▶ _GIVEN REQUEST_:
Look through the records below, and copy out every line that holds the string "this".

▶ _INPUT RECORDS_:
• • • •

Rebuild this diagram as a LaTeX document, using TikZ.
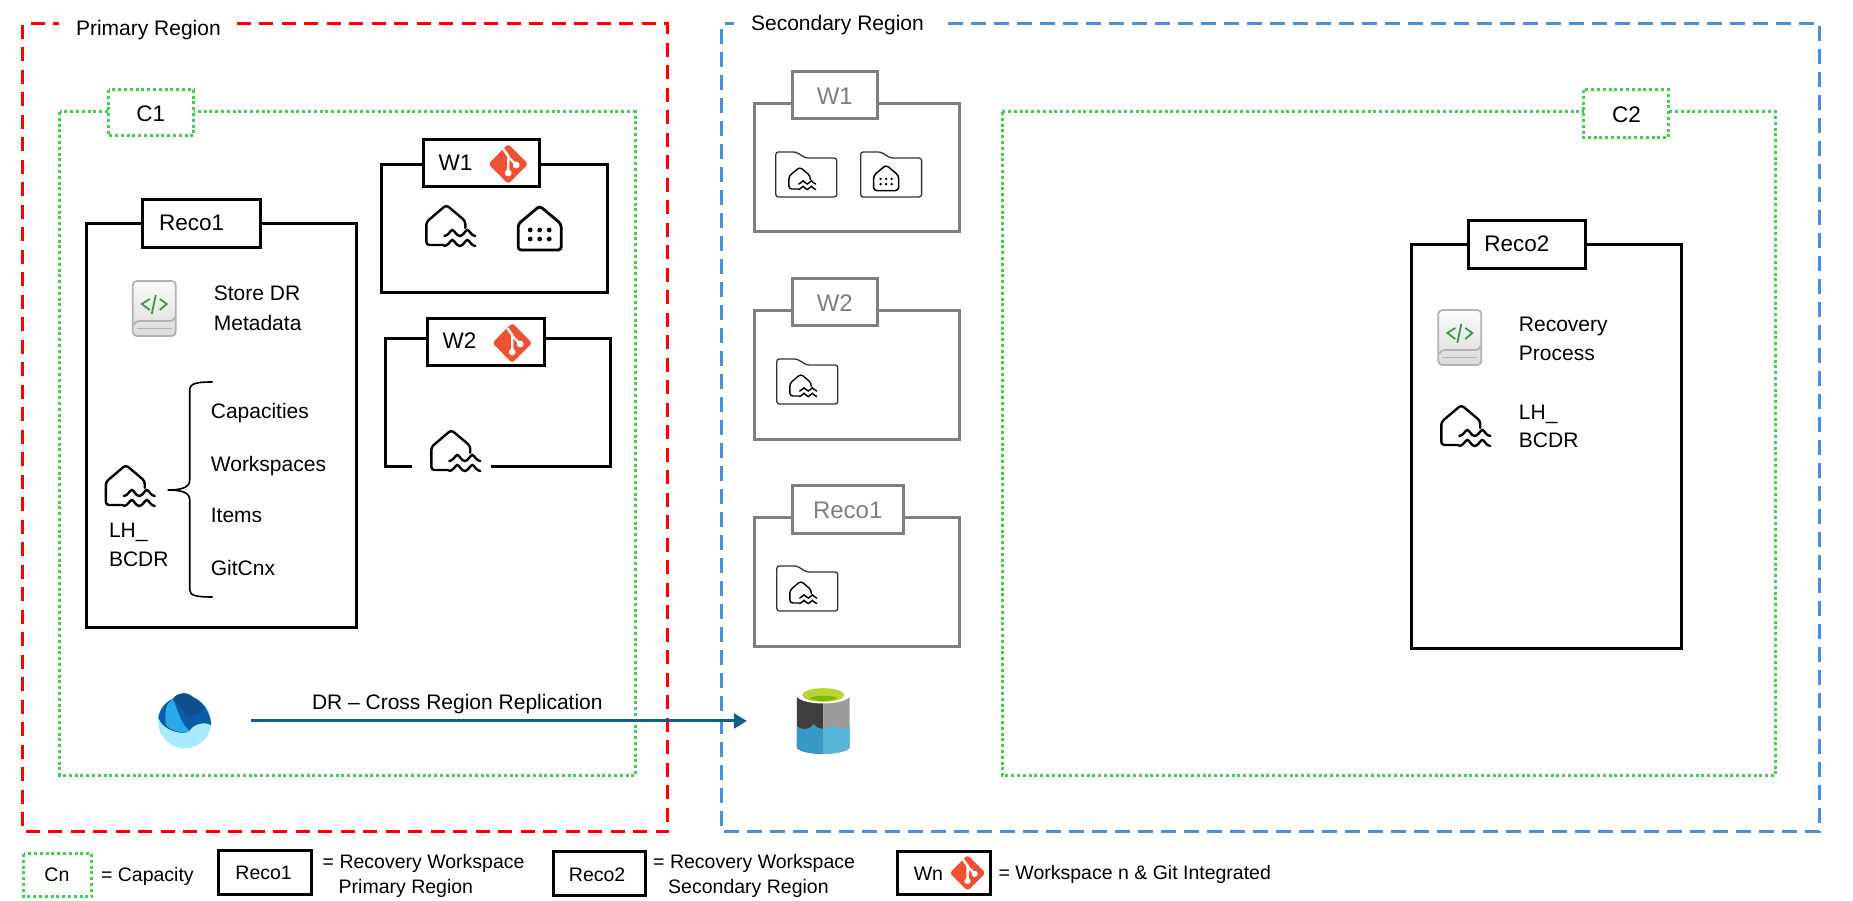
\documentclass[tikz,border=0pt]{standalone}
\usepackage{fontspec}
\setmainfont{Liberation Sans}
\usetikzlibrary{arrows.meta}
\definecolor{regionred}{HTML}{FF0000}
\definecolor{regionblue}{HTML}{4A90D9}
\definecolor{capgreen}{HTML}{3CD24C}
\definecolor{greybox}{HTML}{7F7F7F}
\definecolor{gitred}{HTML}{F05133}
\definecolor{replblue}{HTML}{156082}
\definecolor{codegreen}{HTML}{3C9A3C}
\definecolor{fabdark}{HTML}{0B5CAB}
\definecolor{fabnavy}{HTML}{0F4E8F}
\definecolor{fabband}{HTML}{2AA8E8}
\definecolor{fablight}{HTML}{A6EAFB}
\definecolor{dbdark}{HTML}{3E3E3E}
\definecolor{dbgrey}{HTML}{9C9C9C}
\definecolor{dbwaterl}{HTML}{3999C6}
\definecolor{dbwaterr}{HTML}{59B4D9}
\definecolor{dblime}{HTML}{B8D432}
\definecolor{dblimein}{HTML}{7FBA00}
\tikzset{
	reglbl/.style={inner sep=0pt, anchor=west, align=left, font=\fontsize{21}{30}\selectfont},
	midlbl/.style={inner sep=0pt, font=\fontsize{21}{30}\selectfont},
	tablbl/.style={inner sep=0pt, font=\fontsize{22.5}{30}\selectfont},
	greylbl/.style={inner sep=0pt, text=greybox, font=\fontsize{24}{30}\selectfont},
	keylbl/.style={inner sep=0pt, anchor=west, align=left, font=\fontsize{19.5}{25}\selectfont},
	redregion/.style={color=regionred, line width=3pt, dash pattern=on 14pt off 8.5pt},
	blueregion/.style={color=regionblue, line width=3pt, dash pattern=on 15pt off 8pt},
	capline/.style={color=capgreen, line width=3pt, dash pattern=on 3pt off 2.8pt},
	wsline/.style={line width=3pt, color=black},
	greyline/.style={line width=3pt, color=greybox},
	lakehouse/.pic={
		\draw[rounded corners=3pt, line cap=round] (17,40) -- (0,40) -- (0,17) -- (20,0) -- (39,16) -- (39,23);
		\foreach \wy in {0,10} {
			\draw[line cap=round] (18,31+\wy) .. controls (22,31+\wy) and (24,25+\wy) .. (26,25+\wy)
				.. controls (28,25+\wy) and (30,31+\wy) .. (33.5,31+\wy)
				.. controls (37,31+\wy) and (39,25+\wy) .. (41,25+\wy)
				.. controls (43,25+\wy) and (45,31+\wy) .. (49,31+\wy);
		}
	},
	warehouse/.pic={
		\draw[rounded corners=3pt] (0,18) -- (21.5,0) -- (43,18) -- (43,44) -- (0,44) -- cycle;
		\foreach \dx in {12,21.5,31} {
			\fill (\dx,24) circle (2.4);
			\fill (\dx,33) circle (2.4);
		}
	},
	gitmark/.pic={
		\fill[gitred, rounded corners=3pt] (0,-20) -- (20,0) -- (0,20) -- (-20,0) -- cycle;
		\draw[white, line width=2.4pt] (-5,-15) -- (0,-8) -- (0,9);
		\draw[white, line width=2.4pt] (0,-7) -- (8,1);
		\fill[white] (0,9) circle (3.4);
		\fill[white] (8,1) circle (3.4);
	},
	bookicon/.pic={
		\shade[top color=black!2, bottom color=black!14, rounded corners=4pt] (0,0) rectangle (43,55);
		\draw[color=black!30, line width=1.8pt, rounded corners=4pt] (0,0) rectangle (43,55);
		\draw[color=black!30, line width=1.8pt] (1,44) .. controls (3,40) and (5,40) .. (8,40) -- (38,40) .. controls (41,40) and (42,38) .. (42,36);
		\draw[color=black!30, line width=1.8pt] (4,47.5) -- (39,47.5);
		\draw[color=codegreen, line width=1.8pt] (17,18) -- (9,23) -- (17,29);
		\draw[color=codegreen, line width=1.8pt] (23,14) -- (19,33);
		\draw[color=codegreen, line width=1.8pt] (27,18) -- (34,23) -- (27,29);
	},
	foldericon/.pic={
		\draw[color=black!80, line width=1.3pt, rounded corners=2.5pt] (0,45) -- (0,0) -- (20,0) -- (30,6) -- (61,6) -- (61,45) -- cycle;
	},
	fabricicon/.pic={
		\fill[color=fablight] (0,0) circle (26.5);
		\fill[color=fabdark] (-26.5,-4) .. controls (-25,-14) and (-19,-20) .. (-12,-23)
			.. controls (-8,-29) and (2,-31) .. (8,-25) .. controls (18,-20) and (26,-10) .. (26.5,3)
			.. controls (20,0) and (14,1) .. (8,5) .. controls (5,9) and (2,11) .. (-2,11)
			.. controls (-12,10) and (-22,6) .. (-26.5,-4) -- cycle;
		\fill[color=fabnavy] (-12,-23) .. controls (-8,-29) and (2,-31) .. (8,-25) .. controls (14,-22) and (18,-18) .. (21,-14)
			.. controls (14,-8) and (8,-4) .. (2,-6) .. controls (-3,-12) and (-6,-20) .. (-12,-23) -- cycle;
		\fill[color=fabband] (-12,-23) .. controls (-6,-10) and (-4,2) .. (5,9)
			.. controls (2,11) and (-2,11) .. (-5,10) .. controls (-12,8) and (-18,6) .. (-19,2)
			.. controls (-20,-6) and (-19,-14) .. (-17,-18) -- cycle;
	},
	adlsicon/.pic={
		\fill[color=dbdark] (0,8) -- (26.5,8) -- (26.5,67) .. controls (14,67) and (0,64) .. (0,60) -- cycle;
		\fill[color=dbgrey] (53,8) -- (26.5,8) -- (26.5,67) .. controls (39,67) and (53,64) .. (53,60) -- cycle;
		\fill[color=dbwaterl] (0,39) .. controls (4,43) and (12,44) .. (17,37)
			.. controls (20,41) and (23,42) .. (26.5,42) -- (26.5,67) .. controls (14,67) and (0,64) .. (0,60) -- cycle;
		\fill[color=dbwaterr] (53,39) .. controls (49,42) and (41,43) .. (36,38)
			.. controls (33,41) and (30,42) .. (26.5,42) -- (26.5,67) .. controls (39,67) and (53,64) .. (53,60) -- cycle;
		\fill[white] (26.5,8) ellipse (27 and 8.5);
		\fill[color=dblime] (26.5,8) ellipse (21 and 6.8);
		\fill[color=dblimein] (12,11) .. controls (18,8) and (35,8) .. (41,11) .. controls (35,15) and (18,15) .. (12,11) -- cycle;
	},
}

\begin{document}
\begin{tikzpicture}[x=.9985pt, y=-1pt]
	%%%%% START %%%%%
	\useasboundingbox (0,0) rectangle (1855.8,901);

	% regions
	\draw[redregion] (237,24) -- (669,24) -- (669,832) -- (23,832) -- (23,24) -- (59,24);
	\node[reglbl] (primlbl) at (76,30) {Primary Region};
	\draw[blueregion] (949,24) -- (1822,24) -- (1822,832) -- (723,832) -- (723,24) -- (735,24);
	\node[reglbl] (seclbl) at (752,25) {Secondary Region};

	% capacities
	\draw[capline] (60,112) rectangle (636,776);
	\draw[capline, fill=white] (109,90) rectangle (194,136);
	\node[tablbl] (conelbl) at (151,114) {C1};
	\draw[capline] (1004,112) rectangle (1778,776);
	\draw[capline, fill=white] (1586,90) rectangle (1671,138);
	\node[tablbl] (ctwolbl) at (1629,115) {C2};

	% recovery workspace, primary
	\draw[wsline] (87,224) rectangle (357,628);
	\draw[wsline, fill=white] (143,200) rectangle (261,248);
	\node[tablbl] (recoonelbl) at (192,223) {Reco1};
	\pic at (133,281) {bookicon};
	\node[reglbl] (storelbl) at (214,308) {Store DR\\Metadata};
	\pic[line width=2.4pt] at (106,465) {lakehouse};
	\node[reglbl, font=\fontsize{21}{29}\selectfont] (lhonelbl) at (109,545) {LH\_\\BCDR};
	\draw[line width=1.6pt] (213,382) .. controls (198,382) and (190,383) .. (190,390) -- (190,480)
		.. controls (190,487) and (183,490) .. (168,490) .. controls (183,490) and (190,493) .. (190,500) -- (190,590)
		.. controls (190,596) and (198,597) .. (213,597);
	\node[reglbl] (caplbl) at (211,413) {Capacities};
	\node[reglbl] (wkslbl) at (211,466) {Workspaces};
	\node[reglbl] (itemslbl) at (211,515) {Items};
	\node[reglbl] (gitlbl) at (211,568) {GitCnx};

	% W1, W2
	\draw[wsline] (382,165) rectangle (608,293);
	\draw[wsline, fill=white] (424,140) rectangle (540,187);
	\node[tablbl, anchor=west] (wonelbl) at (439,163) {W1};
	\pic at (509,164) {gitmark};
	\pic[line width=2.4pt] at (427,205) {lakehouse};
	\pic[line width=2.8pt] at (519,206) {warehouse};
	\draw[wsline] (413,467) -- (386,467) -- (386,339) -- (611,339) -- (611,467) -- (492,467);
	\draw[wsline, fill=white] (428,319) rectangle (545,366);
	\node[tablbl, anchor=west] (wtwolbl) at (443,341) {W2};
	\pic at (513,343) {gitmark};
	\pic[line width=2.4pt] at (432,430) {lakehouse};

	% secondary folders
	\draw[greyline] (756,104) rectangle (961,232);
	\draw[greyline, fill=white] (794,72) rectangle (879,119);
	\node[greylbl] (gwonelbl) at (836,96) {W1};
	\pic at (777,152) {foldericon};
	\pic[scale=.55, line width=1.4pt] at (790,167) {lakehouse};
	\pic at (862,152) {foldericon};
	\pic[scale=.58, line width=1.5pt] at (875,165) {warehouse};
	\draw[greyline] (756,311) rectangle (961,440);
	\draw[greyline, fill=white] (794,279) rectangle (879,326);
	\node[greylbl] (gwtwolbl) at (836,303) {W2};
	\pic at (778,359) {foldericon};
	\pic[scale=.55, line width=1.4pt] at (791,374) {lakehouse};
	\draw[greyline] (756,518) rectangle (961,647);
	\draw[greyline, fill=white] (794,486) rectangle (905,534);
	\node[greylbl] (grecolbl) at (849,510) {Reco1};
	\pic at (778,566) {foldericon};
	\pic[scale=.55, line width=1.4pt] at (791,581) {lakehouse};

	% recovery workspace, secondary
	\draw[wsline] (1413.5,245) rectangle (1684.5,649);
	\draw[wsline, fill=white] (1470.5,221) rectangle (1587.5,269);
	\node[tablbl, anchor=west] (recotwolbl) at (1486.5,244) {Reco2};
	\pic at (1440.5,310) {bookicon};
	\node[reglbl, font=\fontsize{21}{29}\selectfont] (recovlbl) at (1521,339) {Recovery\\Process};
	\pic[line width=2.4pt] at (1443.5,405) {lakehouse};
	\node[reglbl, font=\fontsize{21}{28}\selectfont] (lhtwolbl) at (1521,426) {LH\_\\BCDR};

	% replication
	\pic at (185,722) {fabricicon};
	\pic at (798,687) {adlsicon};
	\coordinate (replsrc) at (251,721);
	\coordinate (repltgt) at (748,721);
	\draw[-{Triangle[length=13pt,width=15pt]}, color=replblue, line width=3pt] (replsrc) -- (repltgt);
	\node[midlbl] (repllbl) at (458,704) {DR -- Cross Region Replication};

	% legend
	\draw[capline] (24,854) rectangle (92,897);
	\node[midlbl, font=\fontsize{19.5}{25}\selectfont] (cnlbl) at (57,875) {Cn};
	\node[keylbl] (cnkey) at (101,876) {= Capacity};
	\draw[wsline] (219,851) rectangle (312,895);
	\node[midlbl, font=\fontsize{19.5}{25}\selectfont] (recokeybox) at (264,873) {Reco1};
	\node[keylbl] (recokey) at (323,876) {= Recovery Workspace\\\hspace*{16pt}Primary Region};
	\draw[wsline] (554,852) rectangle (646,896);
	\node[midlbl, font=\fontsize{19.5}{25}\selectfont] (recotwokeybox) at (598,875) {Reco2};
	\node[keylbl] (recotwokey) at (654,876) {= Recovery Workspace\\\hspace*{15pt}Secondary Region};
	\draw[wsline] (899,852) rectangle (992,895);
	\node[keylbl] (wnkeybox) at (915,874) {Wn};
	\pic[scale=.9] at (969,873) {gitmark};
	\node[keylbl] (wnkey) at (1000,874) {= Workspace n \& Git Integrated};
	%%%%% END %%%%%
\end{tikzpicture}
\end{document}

• • • •

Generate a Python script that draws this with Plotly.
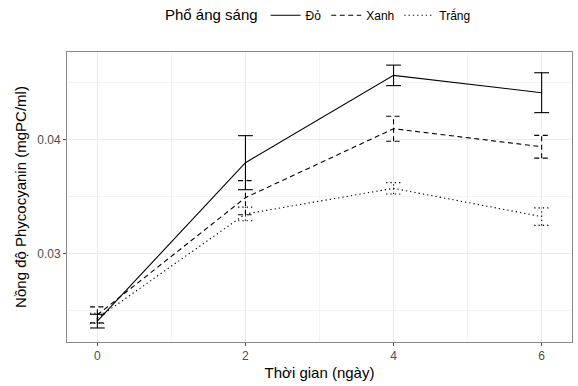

• • • •

▶ _WRITTEN RESPONSE_:
Rebuild this diagram as a LaTeX document, using TikZ.
Generate a Python script that draws this with Plotly.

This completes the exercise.